A bit more polished and expensive than its competitors, Le Square Trousseau nonetheless remains a locals’ joint. I could imagine putting on heels and crimson lipstick and having a decadent dinner there. But its timeless quality might be best appreciated with a coffee in the off-hours. Spring afternoons on the sidewalk-cum-terrace are predictably glorious, angling for the sun on my shoulders, watching after school errands segue into pre-dinner drinks. But I’ve begun to prefer indoors, where the gentle bustle of the square is replaced with old jazz standards and the whir of the coffee machine.

One day last week I arrived late, 11 am or so. The kitchen emitted smells of stew and chocolate cake, and the waitresses were preparing for lunch. On each table they set out a square of brown paper, a pepper grinder, wine glasses, flatware and white linen napkins. Two enormous loaves of bread arrived, a round of cheese was whisked off to a serving table, wobbly tables were righted with the help of lozenge-shaped metal disks.

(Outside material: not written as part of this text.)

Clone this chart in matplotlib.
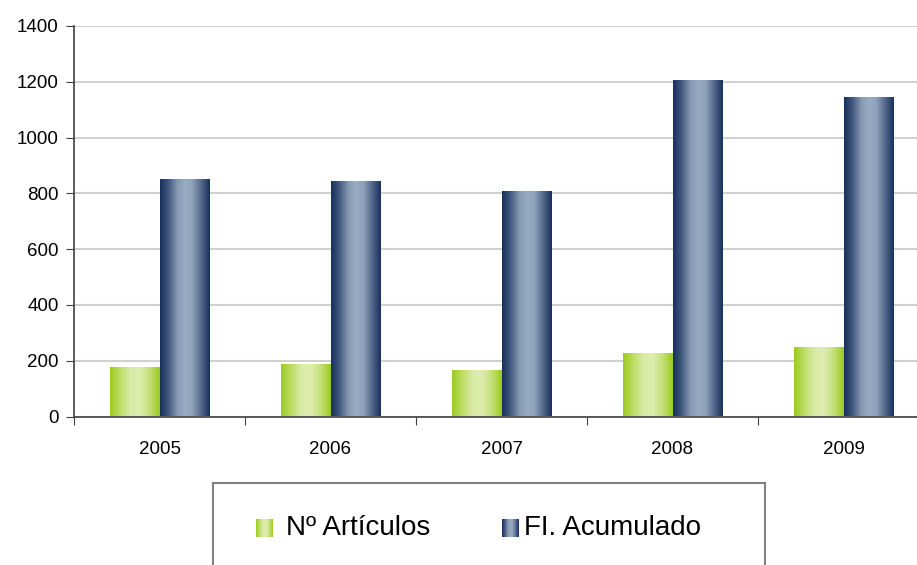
import numpy as np
import matplotlib
matplotlib.use("Agg")
import matplotlib.pyplot as plt
from matplotlib.colors import LinearSegmentedColormap

years = ["2005", "2006", "2007", "2008", "2009"]
articulos = [177, 190, 165, 227, 248]
fi_acumulado = [850, 843, 808, 1206, 1145]
series_names = ["Nº Artículos", "FI. Acumulado"]
yticks = [0, 200, 400, 600, 800, 1000, 1200, 1400]

plt.rcParams['font.family'] = ['Liberation Sans', 'DejaVu Sans']

green_cmap = LinearSegmentedColormap.from_list("g", [
    (0.0, "#9acb1c"), (0.2, "#bcdc63"), (0.4, "#d9eaa4"), (0.6, "#deedae"),
    (0.8, "#c4df78"), (1.0, "#9acb1c")])
navy_cmap = LinearSegmentedColormap.from_list("n", [
    (0.0, "#17305c"), (0.15, "#3c5279"), (0.35, "#8599b3"), (0.5, "#97abc1"),
    (0.65, "#8ea2ba"), (0.85, "#4b6085"), (1.0, "#17305c")])
grad = np.linspace(0, 1, 256).reshape(1, -1)

W, H = 917, 565
fig = plt.figure(figsize=(W / 100, H / 100), dpi=100)
ax = fig.add_axes([74 / W, (H - 416.5) / H, 855 / W, 390.5 / H])

x = np.arange(len(years))
bw = 0.29

def gradient_bars(xs, vals, cmap):
    bars = ax.bar(xs, vals, width=bw, align='edge', color='none', edgecolor='none', zorder=3)
    for b in bars:
        x0, y0 = b.get_x(), b.get_y()
        im = ax.imshow(grad, cmap=cmap, aspect='auto', interpolation='bilinear',
                       extent=[x0, x0 + b.get_width(), y0, y0 + b.get_height()], zorder=3)
        im.set_clip_path(b)

gradient_bars(x - bw, articulos, green_cmap)
gradient_bars(x, fi_acumulado, navy_cmap)

tick_fs = 13.5
ax.set_xlim(-0.5, len(years) - 0.5)
ax.set_ylim(0, 1400)
ax.set_yticks(yticks)
ax.set_yticklabels([str(v) for v in yticks], fontsize=tick_fs)
ax.set_xticks(np.arange(len(years) + 1) - 0.5, minor=False)
ax.set_xticklabels([""] * (len(years) + 1))
ax.set_xticks(x, minor=True)
ax.set_xticklabels(years, minor=True, fontsize=tick_fs)
ax.tick_params(axis='x', which='minor', length=0, pad=18)
ax.tick_params(axis='x', which='major', length=6, direction='out', color='#404040')
ax.tick_params(axis='y', length=6, direction='out', color='#404040', pad=5)
ax.yaxis.grid(True, color='#d0d0d0', linewidth=1.5, zorder=0)
ax.set_axisbelow(True)
for s in ['top', 'right']:
    ax.spines[s].set_visible(False)
for s in ['left', 'bottom']:
    ax.spines[s].set_color('#404040')
    ax.spines[s].set_linewidth(1.2)

# legend box
lax = fig.add_axes([213 / W, -0.01, (765 - 213) / W, (H - 483) / H + 0.01])
lax.set_xticks([])
lax.set_yticks([])
for s in lax.spines.values():
    s.set_color('#808080')
    s.set_linewidth(1.5)
lax.imshow(grad, cmap=green_cmap, aspect='auto', extent=[256, 273, 537, 519])
lax.imshow(grad, cmap=navy_cmap, aspect='auto', extent=[502, 519, 537, 519])
lax.set_xlim(213, 765)
lax.set_ylim(H + 0.01 * H, 483)
lax.text(286, 528, series_names[0], fontsize=20, va='center', ha='left')
lax.text(524, 528, series_names[1], fontsize=20, va='center', ha='left')

fig.savefig("out.png", dpi=100)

Seated further down the banquette was the only other customer, a middle-aged woman reading the Sunday magazine supplement. The dog, a white and black Jack Russell, perched on the banquette between us, his posture perfectly erect. As the French would say, tous comme il fait (everything as it should be).

Le Square Trousseau
1 rue Antoine Vollon 75012
Open daily from early to late, limited café seats during peak eating hours


כנרת said...

so well put, the description of the classically yet nicely preserved and always fresh Square Trousseau, one of my favorites joints in eastern Paris.

It seems that its more "come il fallait" - all Paris bistro should have been that way: classic, simple, entirely elegant, just not as expensive.

Shira said...

Thanks so much for your comments. Very much looking forward to a "return" to the Trousseau when I get back to Paris this week.